To bear out these paradigms Esposito gives us a philosophical history of philosophy. He traces figures many of us may be familiar with, but who we have been taught not to hold in the same regard as we hold a Descartes or a Hume. Esposito challenges those prejudices, showing us that if we are interested in the intersection of life, theory, and politics, then this tradition must be attended to as well as provides us resources to deal with our contemporary situation.
This is very interesting. I suppose I will have to read the book now.

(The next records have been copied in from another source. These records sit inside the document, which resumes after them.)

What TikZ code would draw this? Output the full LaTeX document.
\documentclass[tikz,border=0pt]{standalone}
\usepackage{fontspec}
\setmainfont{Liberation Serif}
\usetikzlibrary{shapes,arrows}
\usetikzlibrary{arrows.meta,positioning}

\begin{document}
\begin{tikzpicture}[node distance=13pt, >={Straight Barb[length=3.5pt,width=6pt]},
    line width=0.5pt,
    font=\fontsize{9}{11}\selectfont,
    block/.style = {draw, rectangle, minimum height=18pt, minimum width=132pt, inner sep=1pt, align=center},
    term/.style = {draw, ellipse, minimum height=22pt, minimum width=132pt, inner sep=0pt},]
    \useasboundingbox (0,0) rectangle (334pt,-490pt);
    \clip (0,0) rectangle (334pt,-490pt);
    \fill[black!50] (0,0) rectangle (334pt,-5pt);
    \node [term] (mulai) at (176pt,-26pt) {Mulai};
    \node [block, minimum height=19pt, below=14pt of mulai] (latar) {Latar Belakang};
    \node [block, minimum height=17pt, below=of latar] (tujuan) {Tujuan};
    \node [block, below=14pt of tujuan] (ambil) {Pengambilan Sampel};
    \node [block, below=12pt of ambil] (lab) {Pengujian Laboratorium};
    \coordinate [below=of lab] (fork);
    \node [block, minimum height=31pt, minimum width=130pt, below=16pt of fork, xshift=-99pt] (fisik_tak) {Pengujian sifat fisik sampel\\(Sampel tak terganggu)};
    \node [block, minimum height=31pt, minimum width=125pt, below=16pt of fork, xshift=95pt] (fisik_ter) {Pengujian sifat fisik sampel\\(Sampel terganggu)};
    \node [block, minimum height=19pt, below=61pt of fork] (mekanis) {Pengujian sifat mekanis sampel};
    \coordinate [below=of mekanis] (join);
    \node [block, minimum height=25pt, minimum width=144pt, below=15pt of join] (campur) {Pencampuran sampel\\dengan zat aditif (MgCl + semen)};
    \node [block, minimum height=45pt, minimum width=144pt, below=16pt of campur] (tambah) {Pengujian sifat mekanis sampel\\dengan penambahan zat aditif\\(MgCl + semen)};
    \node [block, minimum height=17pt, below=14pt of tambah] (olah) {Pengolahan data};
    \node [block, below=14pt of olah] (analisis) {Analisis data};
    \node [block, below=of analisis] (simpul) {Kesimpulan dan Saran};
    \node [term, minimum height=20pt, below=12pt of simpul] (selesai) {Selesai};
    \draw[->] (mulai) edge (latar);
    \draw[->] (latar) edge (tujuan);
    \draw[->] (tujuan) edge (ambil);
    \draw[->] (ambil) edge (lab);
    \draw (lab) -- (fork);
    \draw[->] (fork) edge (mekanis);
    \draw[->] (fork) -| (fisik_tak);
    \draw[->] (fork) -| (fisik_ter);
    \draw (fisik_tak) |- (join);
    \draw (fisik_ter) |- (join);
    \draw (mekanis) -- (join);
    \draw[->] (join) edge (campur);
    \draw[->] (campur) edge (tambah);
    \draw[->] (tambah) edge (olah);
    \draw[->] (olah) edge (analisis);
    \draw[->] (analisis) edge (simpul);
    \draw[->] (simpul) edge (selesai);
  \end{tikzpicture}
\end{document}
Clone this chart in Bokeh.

I have a question. My only in-depth acquaintance with Italian philosophy is through Vico, whom I love. I wonder if you could go into what Esposito means in the Vichean context by “something like the realm which exists outside of history, one may call it something like Life, which nevertheless becomes a part of history.” I thought about Vico’s writings for a while with this in mind, but the only thing I could come up with was the way in which his philosophy of history relies upon the corso and ricorso, which in turn relies upon the idea of providence — it seems to me that he would espouse a relativist historicism like Herder were it not for the circular nature he ascribes to history. Though Vico’s philosophy of history is exciting in other ways (the verum-factum principle spring to mind), the providential cyclism of it (to coin a phrase) isn’t. Vico’s providentialism isn’t akin to transcendence, it pretty well is a kind of transcendence. So I’m assuming Esposito must have something else in mind when he speaks of “a way of speaking about something akin to transcendence, at least in a relative sense, […] and so […] a challenge [to] certain philosophies of immanence that are built upon the idea that everything may be historicized.” Or perhaps he tries to argue that Vico’s concept of providence doesn’t involve transcendence? — which would be interesting, as it would make me like Vico a whole hell of a lot better.
Thanks for this. It promises to be a fascinating book event.